4. Jakhan Choto Chilam
Ray’s autobiography, Jakhan Choto Chilam, was first published in 1982. Later, it was translated to Childhood Days: A Memoir, by his wife, Bijoya Ray. This book not only gives a glimpse into the childhood of Satyajit Ray when he was growing up in Calcutta but also unveils the world of cinema, photography, and more, from the perspective of the only Oscar-winning film-maker in India. This is one of the must-read books by Satyajit Ray for everyone fascinated by Ray.
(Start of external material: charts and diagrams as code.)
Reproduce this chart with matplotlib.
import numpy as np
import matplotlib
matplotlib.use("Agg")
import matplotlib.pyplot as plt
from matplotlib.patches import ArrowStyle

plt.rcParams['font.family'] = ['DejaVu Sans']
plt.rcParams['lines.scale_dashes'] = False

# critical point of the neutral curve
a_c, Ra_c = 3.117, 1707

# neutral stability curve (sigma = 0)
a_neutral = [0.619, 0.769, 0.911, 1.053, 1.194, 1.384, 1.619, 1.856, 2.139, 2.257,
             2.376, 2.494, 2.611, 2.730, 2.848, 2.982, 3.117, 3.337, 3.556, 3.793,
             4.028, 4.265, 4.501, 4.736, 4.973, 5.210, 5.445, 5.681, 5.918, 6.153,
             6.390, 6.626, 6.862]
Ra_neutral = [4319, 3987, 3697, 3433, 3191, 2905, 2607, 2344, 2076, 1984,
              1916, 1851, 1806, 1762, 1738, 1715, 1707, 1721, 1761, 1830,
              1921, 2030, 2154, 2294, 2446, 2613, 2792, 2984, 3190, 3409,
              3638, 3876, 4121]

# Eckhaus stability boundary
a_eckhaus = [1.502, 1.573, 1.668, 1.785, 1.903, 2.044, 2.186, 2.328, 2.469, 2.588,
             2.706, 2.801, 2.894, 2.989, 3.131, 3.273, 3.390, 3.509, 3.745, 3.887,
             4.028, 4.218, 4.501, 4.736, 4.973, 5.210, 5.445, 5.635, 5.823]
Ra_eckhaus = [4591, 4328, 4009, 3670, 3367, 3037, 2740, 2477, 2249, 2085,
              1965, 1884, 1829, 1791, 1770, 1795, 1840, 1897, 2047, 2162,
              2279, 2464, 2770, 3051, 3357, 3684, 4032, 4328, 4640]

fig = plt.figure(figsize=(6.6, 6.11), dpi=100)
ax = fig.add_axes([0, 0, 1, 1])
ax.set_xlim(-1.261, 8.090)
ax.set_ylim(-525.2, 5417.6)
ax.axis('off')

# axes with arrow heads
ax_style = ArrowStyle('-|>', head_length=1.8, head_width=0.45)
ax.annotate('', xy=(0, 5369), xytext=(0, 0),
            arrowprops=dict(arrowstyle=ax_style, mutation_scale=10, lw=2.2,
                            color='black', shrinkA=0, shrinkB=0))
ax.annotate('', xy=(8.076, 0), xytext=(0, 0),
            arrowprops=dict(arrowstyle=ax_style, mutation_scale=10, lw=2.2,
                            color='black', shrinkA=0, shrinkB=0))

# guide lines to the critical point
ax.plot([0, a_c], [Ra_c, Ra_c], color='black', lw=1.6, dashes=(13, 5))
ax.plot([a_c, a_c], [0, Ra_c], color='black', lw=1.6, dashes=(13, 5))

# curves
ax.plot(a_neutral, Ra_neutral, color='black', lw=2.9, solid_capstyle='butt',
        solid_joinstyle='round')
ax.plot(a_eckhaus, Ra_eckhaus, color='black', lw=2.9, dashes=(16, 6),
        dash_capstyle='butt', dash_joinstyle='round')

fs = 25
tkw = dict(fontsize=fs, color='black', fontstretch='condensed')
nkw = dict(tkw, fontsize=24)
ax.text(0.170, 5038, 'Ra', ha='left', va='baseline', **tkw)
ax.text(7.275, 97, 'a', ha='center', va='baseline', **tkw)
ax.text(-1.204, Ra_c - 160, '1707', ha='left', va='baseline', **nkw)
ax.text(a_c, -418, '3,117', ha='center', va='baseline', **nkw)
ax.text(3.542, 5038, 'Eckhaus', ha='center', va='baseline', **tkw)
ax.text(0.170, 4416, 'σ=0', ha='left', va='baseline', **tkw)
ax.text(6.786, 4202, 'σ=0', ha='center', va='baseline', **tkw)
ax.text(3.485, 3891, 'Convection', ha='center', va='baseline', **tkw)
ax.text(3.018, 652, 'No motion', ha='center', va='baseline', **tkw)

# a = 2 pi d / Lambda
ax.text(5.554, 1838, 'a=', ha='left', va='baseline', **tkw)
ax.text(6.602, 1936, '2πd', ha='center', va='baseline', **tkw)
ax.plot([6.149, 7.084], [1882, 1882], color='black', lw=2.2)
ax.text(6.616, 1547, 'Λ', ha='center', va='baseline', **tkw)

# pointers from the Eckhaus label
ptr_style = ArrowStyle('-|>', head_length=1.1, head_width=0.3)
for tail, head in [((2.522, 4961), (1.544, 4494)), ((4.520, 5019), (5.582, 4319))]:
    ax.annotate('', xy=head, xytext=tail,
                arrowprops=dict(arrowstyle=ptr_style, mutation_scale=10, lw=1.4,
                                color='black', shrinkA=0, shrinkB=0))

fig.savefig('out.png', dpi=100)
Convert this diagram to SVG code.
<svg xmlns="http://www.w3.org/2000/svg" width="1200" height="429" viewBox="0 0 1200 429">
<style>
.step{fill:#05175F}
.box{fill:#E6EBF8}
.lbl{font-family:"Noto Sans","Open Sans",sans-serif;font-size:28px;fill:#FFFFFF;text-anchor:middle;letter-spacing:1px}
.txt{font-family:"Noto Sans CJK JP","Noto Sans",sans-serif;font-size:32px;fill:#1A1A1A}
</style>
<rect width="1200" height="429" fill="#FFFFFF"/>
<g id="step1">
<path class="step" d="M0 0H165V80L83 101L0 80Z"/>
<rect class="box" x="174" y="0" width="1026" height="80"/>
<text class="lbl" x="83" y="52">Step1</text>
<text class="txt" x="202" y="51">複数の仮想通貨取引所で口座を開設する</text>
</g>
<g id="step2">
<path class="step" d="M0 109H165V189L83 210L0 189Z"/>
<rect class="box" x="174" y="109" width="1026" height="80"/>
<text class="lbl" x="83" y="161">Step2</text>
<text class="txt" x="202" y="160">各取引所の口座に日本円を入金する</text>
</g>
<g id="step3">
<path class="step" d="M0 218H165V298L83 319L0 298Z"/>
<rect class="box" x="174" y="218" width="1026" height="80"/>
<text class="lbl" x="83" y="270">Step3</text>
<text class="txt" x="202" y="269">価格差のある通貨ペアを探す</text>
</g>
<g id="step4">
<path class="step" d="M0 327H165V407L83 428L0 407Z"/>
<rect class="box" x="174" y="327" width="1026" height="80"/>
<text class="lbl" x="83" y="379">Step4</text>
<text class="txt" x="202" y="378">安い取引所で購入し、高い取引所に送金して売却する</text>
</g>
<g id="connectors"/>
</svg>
5. My Years with Apu: A Memoir
One of the greatest works of Ray is his first movie, Pather Panchali. He followed them up with Aparajito and Apur Sangshar, thus creating the Apu Trilogy. When he first tried to make the movie, Ray was unable to earn the faith of producers because of the unusual plot and treatment that he pitched. Even after the film came out, it took time for it to gain the attention of the film fraternity. My Years with Apu: A Memoir is Ray’s narration of his struggle and battle to create Apu Trilogy.
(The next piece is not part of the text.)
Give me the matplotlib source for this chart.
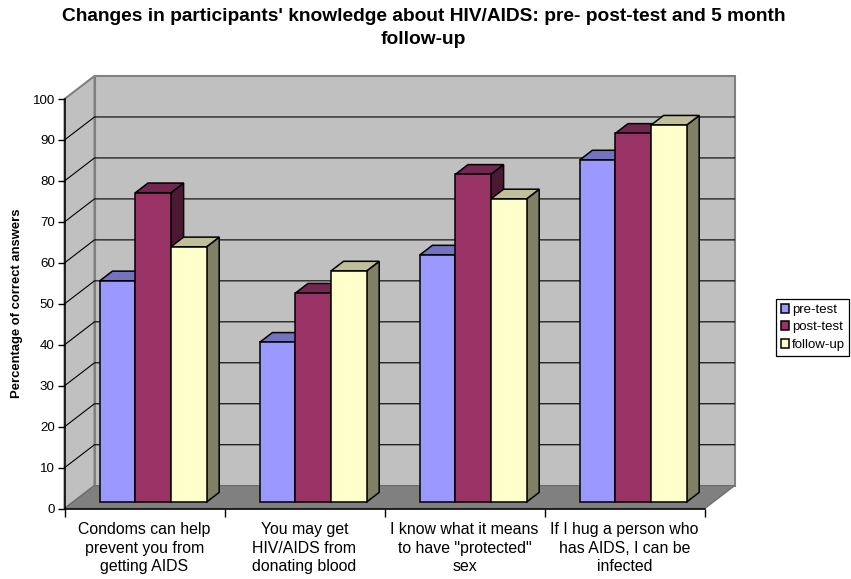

Ray’s books range from no-frills, entertaining works of fiction to his views of the cinema world. He has written a host of horror stories, as well as film criticisms and shooting experiences. And who can forget Banku Babur Bondhu, the story about an extraterrestrial being coming to earth and making friends with a human being? This story has inspired filmmakers into making science-fiction films, including Spielberg’s ET: The Extra-Terrestrial, which shows clear similarities with the script that Ray himself had written for a movie named The Alien, but failed to make. So, on World Book Day, and on this great man’s death anniversary, bookworms unanimously chant, “Moharaja, Tomare Selam!”